South Dakota Gov. Kristi Noem has defended her decision to kill a young dog many years ago.
The Guardian reported that in her forthcoming book, “No Going Back: The Truth on What’s Wrong with Politics and How We Move America Forward,” Noem recounted the story about the dog, Cricket, that had been around 14 months old.
According to the outlet, Noem recalled that she had taken the dog on a pheasant hunt with older canines, desiring to calm Cricket down and start to teach her how to act. But she was “out of her mind with excitement, chasing all those birds and having the time of her life.”
When Noem stopped to speak to a family after that hunt, the dog escaped from her truck and killed the family’s chickens, “grabb[ing] one chicken at a time, crunching it to death with one bite, then dropping it to attack another,” Noem recounted, according to the outlet. When she grabbed the canine, Cricket “whipped around to bite me,” she noted. Noem cut a check “for the price they asked, and helped them dispose of the carcasses littering the scene of the crime,” she reportedly indicated.

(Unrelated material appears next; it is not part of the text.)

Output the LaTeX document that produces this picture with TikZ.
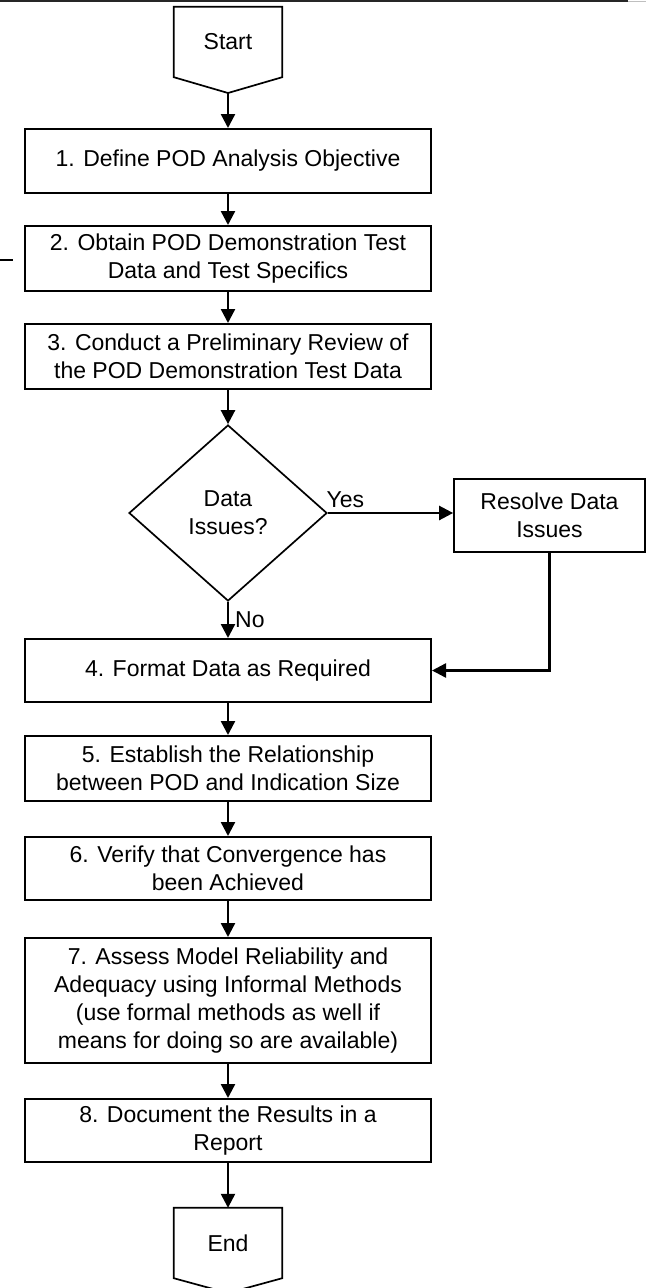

“I hated that dog,” Noem noted, according to the Guardian, which reported that she described the dog as “untrainable,” “dangerous to anyone she came in contact with,” and “less than worthless … as a hunting dog.”

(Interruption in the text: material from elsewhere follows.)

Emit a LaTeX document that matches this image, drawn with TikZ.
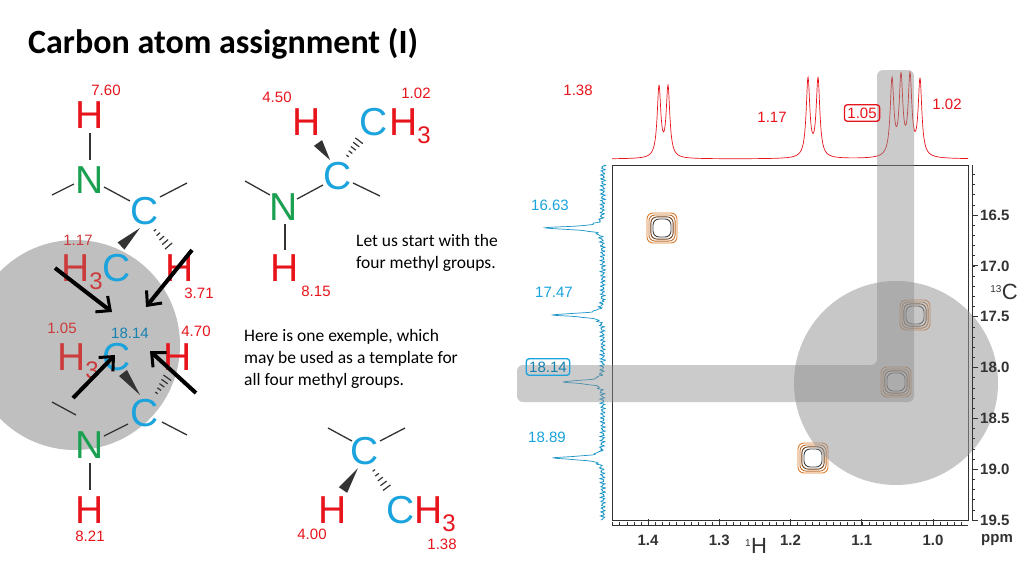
\documentclass[tikz,border=0pt]{standalone}
\usepackage{fontspec}
\setmainfont{Liberation Sans}
\newfontfamily\calfont{Carlito}
\usetikzlibrary{calc,arrows.meta}
\definecolor{hred}{HTML}{E8141C}
\definecolor{dred}{HTML}{CC3B3B}
\definecolor{cblue}{HTML}{1AA3DC}
\definecolor{ngreen}{HTML}{1AA050}
\definecolor{axg}{HTML}{333333}
\definecolor{org}{HTML}{E07B2A}
\tikzset{
 atom/.style={inner sep=0pt,font=\fontsize{39}{39}\selectfont},
 sub/.style={inner sep=0pt,font=\fontsize{24}{24}\selectfont},
 lab/.style={inner sep=0pt,font=\fontsize{15}{15}\selectfont},
 txt/.style={inner sep=0pt,align=left,anchor=north west,font=\calfont\fontsize{17.5}{22}\selectfont},
 bond/.style={line width=1.3pt,black!80},
 bigarrow/.style={line width=4pt,-{Straight Barb[length=11pt,width=20pt,line width=3pt]}},
 axl/.style={inner sep=0pt,text=axg,font=\bfseries\fontsize{15}{15}\selectfont},
 band/.style={fill=black!45,opacity=0.45,rounded corners=6pt},
 declare function={L(\d)=1/(1+(min(abs(\d),100))^2);},
}
\newcommand{\wedgeb}[2]{\fill[black!80] (#1) -- ($(#2)!5pt!90:(#1)$) -- ($(#2)!5pt!-90:(#1)$) -- cycle;}
\newcommand{\hashb}[2]{\foreach \t in {0.1,0.28,0.46,0.64,0.82,1.0}{\coordinate (hp) at ($(#1)!\t!(#2)$);
 \draw[line width=1.2pt,black!80] ($(hp)!{1pt+4.5pt*\t}!90:(#2)$) -- ($(hp)!{1pt+4.5pt*\t}!-90:(#2)$);}}
\begin{document}
\begin{tikzpicture}[x=1pt,y=-1pt]
\useasboundingbox (0,0) rectangle (1024,576);
\fill[white] (0,0) rectangle (1024,576);
\node[inner sep=0pt,anchor=west,font=\calfont\bfseries\fontsize{34}{34}\selectfont] (title) at (28,44) {Carbon atom assignment (I)};
% ---------- left molecule
\fill[black!25] (75,345) circle (105);
\node[lab,text=hred] (l760) at (106,90) {7.60};
\node[atom,text=hred] (h1) at (90,115) {H};
\node[atom,text=ngreen] (n1) at (90,180) {N};
\node[atom,text=cblue] (c1) at (145,211) {C};
\draw[bond] (90,133) -- (90,160);
\draw[bond] (52,195) -- (74,184);
\draw[bond] (104,187) -- (130,201);
\draw[bond] (160,197) -- (187,183);
\coordinate (w1a) at (140,228); \coordinate (w1b) at (121,246);
\wedgeb{w1a}{w1b}
\coordinate (k1a) at (153,228); \coordinate (k1b) at (172,250);
\hashb{k1a}{k1b}
\node[lab,text=dred] (l117) at (78,240) {1.17};
\node[atom,text=dred] (h2) at (76,268) {H};
\node[sub,text=dred] (s2) at (96,281) {3};
\node[atom,text=cblue] (c2) at (117,268) {C};
\node[atom,text=hred] (h3) at (180,268) {H};
\node[lab,text=hred] (l371) at (199,293) {3.71};
\node[lab,text=dred] (l105) at (62,328) {1.05};
\node[lab,text=cblue!80!black] (l1814) at (130,333) {18.14};
\node[lab,text=hred] (l470) at (196,331) {4.70};
\node[atom,text=dred] (h4) at (72,357) {H};
\node[sub,text=dred] (s4) at (92,370) {3};
\node[atom,text=cblue] (c3) at (117,357) {C};
\node[atom,text=hred] (h5) at (178,357) {H};
\coordinate (w2a) at (140,395); \coordinate (w2b) at (123,373);
\wedgeb{w2a}{w2b}
\coordinate (k2a) at (155,395); \coordinate (k2b) at (170,374);
\hashb{k2a}{k2b}
\node[atom,text=cblue] (c4) at (145,413) {C};
\draw[bond] (52,402) -- (76,415);
\draw[bond] (128,424) -- (104,436);
\draw[bond] (162,422) -- (187,435);
\node[atom,text=ngreen] (n2) at (90,445) {N};
\draw[bond] (90,463) -- (90,490);
\node[atom,text=hred] (h6) at (90,510) {H};
\node[lab,text=hred] (l821) at (90,536) {8.21};
\coordinate (a1s) at (55,268); \coordinate (a1e) at (112,312);
\coordinate (a2s) at (192,250); \coordinate (a2e) at (146,307);
\coordinate (a3s) at (73,398); \coordinate (a3e) at (115,355);
\coordinate (a4s) at (196,393); \coordinate (a4e) at (150,351);
\draw[bigarrow] (a1s) -- (a1e);
\draw[bigarrow] (a2s) -- (a2e);
\draw[bigarrow] (a3s) -- (a3e);
\draw[bigarrow] (a4s) -- (a4e);
% ---------- middle top molecule
\node[lab,text=hred] (l450) at (277,97) {4.50};
\node[atom,text=hred] (h7) at (307,122) {H};
\node[lab,text=hred] (l102) at (416,93) {1.02};
\node[atom,text=cblue] (c5) at (374,122) {C};
\node[atom,text=hred] (h8) at (404,122) {H};
\node[sub,text=hred] (s8) at (424,135) {3};
\node[atom,text=cblue] (c6) at (338,176) {C};
\coordinate (w3a) at (330,160); \coordinate (w3b) at (318,143);
\wedgeb{w3a}{w3b}
\coordinate (k3a) at (346,158); \coordinate (k3b) at (362,137);
\hashb{k3a}{k3b}
\node[atom,text=ngreen] (n3) at (284,207) {N};
\draw[bond] (245,181) -- (270,195);
\draw[bond] (297,199) -- (323,185);
\draw[bond] (353,183) -- (380,196);
\draw[bond] (285,224) -- (285,250);
\node[atom,text=hred] (h9) at (285,268) {H};
\node[lab,text=hred] (l815) at (316,291) {8.15};
\node[txt] (t1) at (356,234) {Let us start with the\\four methyl groups.};
\node[txt] (t2) at (244,329) {Here is one exemple, which\\may be used as a template for\\all four methyl groups.};
% ---------- bottom middle molecule
\node[atom,text=cblue] (c7) at (365,451) {C};
\draw[bond] (328,428) -- (352,441);
\draw[bond] (380,441) -- (405,428);
\coordinate (w4a) at (358,468); \coordinate (w4b) at (343,490);
\wedgeb{w4a}{w4b}
\coordinate (k4a) at (372,468); \coordinate (k4b) at (390,492);
\hashb{k4a}{k4b}
\node[atom,text=hred] (h10) at (333,510) {H};
\node[lab,text=hred] (l400) at (312,534) {4.00};
\node[atom,text=cblue] (c8) at (401,510) {C};
\node[atom,text=hred] (h11) at (429,510) {H};
\node[sub,text=hred] (s11) at (449,523) {3};
\node[lab,text=hred] (l138b) at (442,544) {1.38};
% ---------- spectrum
\draw[hred,line width=0.7pt] plot[domain=612:968,samples=700,smooth] (\x,{159
 -70*L((\x-659)/2.2)-70*L((\x-668)/2.2)
 -78*L((\x-808)/2.2)-78*L((\x-818)/2.2)
 -76*L((\x-892)/2.2)-77*L((\x-901)/2.2)-78*L((\x-910)/2.2)-76*L((\x-920)/2.2)});
\draw[cblue!90!black,line width=0.7pt] plot[domain=165:520,samples=600,smooth] ({603
 -58*L((\x-228)/1.8)-50*L((\x-315)/1.8)-40*L((\x-382)/1.8)-50*L((\x-458)/1.8)
 +1.6*sin(97*mod(\x,150))+1.2*sin(173*mod(\x,90))},\x);
\draw[line width=0.8pt,axg] (612,165) rectangle (968,520);
% contours
\foreach \cx/\cy in {662/228,915/315,896/382,813/458}{
 \foreach \r/\c in {1/org,0.87/org!85!black,0.74/org!50!black,0.6/black!75}{
 \draw[\c,line width=0.9pt,rounded corners=6pt] (\cx-15*\r,\cy-15*\r) rectangle (\cx+15*\r,\cy+15*\r);}
}
% grey overlays
\fill[black!40,opacity=0.55] (896,383) circle (102);
\fill[band] (877,70) -- (914,70) -- (914,402) -- (517,402) -- (517,365) -- (877,365) -- cycle;
% right axis
\draw[axg,line width=0.8pt] (972,165) -- (972,520);
\foreach \c/\s in {16.5/16.5,17.0/17.0,17.5/17.5,18.0/18.0,18.5/18.5,19.0/19.0,19.5/19.5}{
 \draw[axg,line width=0.8pt] (972,{215+(\c-16.5)*101.7}) -- (978,{215+(\c-16.5)*101.7});
 \node[axl,anchor=west] at (980,{215+(\c-16.5)*101.7}) {\s};}
\foreach \c in {16.1,16.2,...,19.55}{\draw[axg,line width=0.5pt] (972,{215+(\c-16.5)*101.7}) -- (975,{215+(\c-16.5)*101.7});}
\node[inner sep=0pt,text=axg,font=\fontsize{22}{22}\selectfont] (c13) at (1004,292) {\textsuperscript{\fontsize{10}{10}\selectfont 13}C};
% bottom axis
\draw[axg,line width=0.8pt] (612,525) -- (968,525);
\foreach \p/\s in {1.4/1.4,1.3/1.3,1.2/1.2,1.1/1.1,1.0/1.0}{
 \draw[axg,line width=0.8pt] ({648+(1.4-\p)*712.5},525) -- ({648+(1.4-\p)*712.5},519);
 \node[axl] at ({648+(1.4-\p)*712.5},540) {\s};}
\foreach \p in {0.96,0.97,...,1.451}{\draw[axg,line width=0.5pt] ({648+(1.4-\p)*712.5},525) -- ({648+(1.4-\p)*712.5},522);}
\node[axl] (ppm) at (997,540) {ppm};
\node[inner sep=0pt,text=axg,font=\fontsize{22}{22}\selectfont] (h1ax) at (756,546) {\textsuperscript{\fontsize{10}{10}\selectfont 1}H};
% spectrum labels
\node[lab,text=hred] (s138) at (578,90) {1.38};
\node[lab,text=hred] (s117) at (772,117) {1.17};
\node[lab,text=hred,draw=hred,line width=1.3pt,rounded corners=3pt,inner sep=3pt] (s105) at (862,113) {1.05};
\node[lab,text=hred] (s102) at (947,104) {1.02};
\node[lab,text=cblue] (s1663) at (550,205) {16.63};
\node[lab,text=cblue] (s1747) at (554,292) {17.47};
\node[lab,text=cblue!80!black,draw=cblue,line width=1.3pt,rounded corners=3pt,inner sep=3pt] (s1814) at (548,367) {18.14};
\node[lab,text=cblue] (s1889) at (547,437) {18.89};
\end{tikzpicture}
\end{document}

“I realised I had to put her down,” Noem recalled, according to the outlet. “It was not a pleasant job,” she noted, “but it had to be done.”

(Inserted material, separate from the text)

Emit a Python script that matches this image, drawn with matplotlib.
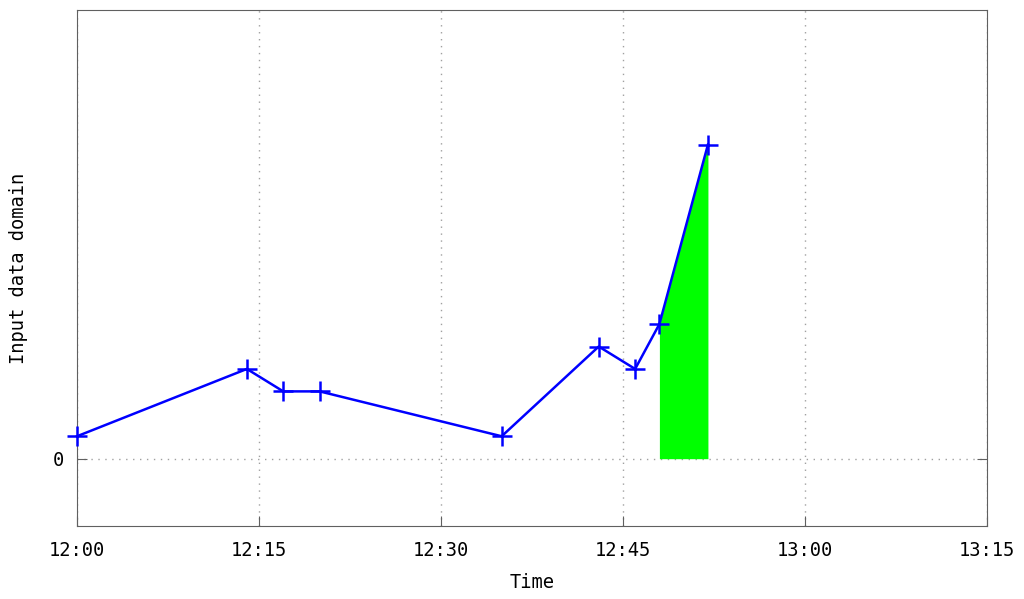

Noem’s story about killing the young dog sparked significant criticism, but she has defended her decision.
“I can understand why some people are upset about a 20 year old story of Cricket, one of the working dogs at our ranch, in my upcoming book — No Going Back,” she tweeted. “The fact is, South Dakota law states that dogs who attack and kill livestock can be put down. Given that Cricket had shown aggressive behavior toward people by biting them, I decided what I did,” she noted. “I followed the law and was being a responsible parent, dog owner, and neighbor.”